Wie auch immer, was erlebte ich seitdem? Der Parteivorstand meiner Partei fasste einen Beschluss, der die Unvereinbarkeit der Mitarbeit in der KI mit dem Programm und Statut der Partei festlegte. Ich halte diesen Beschluss für schädlich, falsch. Ich bemühte mich deshalb in meiner Basisgruppe, aber auch in öffentlichen Diskussionen, einen sachlichen Hintergrund für diesen Beschluss zu ergründen. Ohne Ergebnis! Ich weiß, dass manche Mitglieder meiner Partei inzwischen in dieser KI mitarbeiten, auch ich. Deshalb warf ich auch die Frage nach den Konsequenzen für meine Mitgliedschaft auf. Keine Antwort! Wie das in der KPD diskutiert wird, weiß ich nicht, habe aber bei Genossen der KPD(B) Zustimmung zur KI erfahren. In einer Zusammenkunft der Berliner Kommunistischen Plattform der Linkspartei stieß ich bei der gleichen Frage auf sehr distanziertes Misstrauen. Mir ist in all diesen Diskussionen aufgefallen, dass sich dieses offensichtliche Misstrauen an Personen festmacht. Ich nenne hier heute bewusst keine Namen, weil ich jene persönliche Diffamierung nicht mitmachen will. Ich habe aber deutlich gespürt, wie kaum Sachargumente in dem Meinungsaustausch über eine völlig vernünftige Zielstellung genannt werden, aber welche beachtliche Rolle subjektive Befindlichkeiten von Personen – vor allem Führungspersonen – spielen.

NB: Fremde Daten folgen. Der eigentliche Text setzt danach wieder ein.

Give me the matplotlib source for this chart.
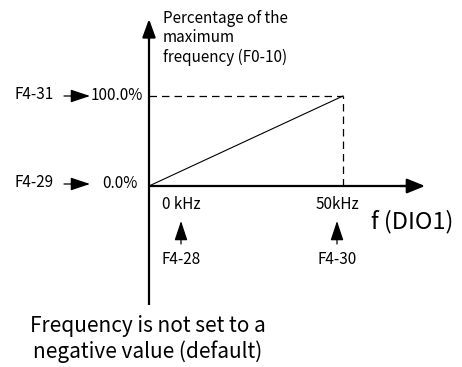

Welche Schlussfolgerung leite ich daraus ab? Ich gebe sinngemäß wider, was ich in einem meiner schriftlichen Beiträge für die KI formuliert habe: Ich schlage vor, dass die Vorstände der verschiedenen kommunistischen Parteien und Organisationen einen Runden Tisch der Kommunisten bilden, an dem sie sich zusammenfinden. Bevor sie die Tür schließen, sollten sie alle subjektiven Befindlichkeiten und persönlichen Vorbehalte vor der Tür lassen und sich als erstes über all das verständigen, was sie miteinander eint, was sie gemeinsam anpacken können und wollen. Und dazu sollten sie feste Beschlüsse miteinander fassen. Als zweites sollten sie all das auf den Tisch packen, was sie noch voneinander trennt und sich darüber verständigen, wie sie dieses Trennende miteinander (und nicht gegeneinander) ausdiskutieren wollen und welche Wege sie zu deren Lösung beschreiten wollen. Und das alles ohne Misstrauen, im Bewusstsein ihrer – UNSERER – Verantwortung vor unserer Klasse und vor dem ganzen werktätigen Volk. Dann wird die „Aktionseinheit gegen Neofaschismus und Krieg, für Frieden, Demokratie und sozialen Fortschritt“ (unser heutiges Thema) als Voraussetzung „für einen revolutionären Bruch mit dem imperialistischen System“ (KI) eine völlig neue Qualität erlangen. Heute sind wir höchsten fünf Finger. Es wird höchste Zeit, dass wir sie zur Faust ballen. Unsere Arbeiterklasse und unser Volk wird es uns zu danken wissen.